All input provided from Google's "Best practices for ML Engineering".
Souce: Martin, Zinkevich, https://developers.google.com/machine-learning/guides/rules-of-ml/
Rule #1: Don’t be afraid to launch a product without machine learning.
- ML requires a lot of data. If not available, try heuristics. They can already get you far. --> "If machine learning is not absolutely required for your product, don't use it until you have data."
Rule #2: First, design and implement metrics.
- try to track as much as possible --> track changes, notice problems (+ track it)
- design with metric instrumentation in mind
Rule #3: Choose machine learning over a complex heuristic.
- complex heuristics are unmaintainable
- when you have the data & understanding of what to do, move the ML (they are easier to update & maintain)
Rule #4: Keep the first model simple and get the infrastructure right.
- first model provides biggest boost to product, no need to be fancy
- determine
- how to get examples to your learning algorithm
- first idea what "good" and "bad" mean for system
- how to integrate model into aplication (live, precompute)
- choose simple features to ensure that
- features reach algo correctly
- model learns reasonable weights
- features reach model in server correctly --> Now: simple model provides baseline metrics and pipeline for more compled models (some teams aim for "neutral" first launch -> deprioritize ML gains as to not get distracted)
Rule #5: Test the infrastructure indepently from the ML.
- make infrastructure testable --> decouple learning part from system to
- test getting data into the algo
- test getting models out of the training algo (make sure getting same results as models in serving environment)
Rule #6: Be careful about dropped data when copying pipelines.
- careful when copying data pipelines, as old pipeline might drop data we need for the new one
Rule #7: Turn heuristics into features, or handle them externally.

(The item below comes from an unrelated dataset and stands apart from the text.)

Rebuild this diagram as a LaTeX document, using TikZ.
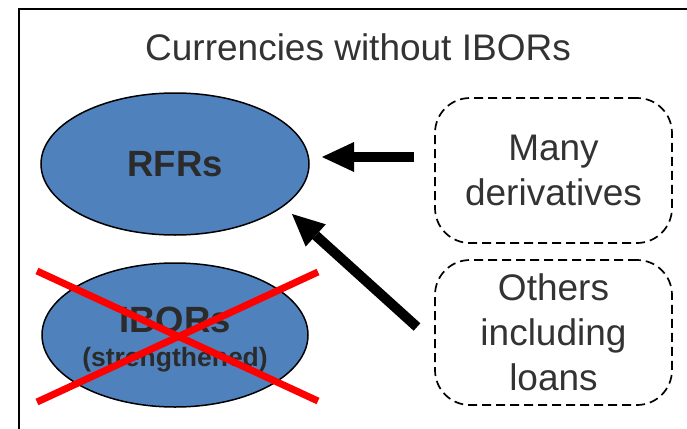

- heuristics can give you a lift when tweaked with ML -> those rules often contain a lot of intuition about the system you don't want to throw away
- use existing heuristics by
- preprocessing using the heuristic: pre-filter etc. don't try to relearn certain things that can be easily described by heuristic
- creating a feature: e.g. compute relevance score
- mine raw inputs of heuristic
- modifying the label: heuristic might capture information not contained in label
- be mindful about the added complexity when using heuristic in ML system
Monitoring
- practice good alerting hygiene, such as making alerts actionable and having a dashboard page.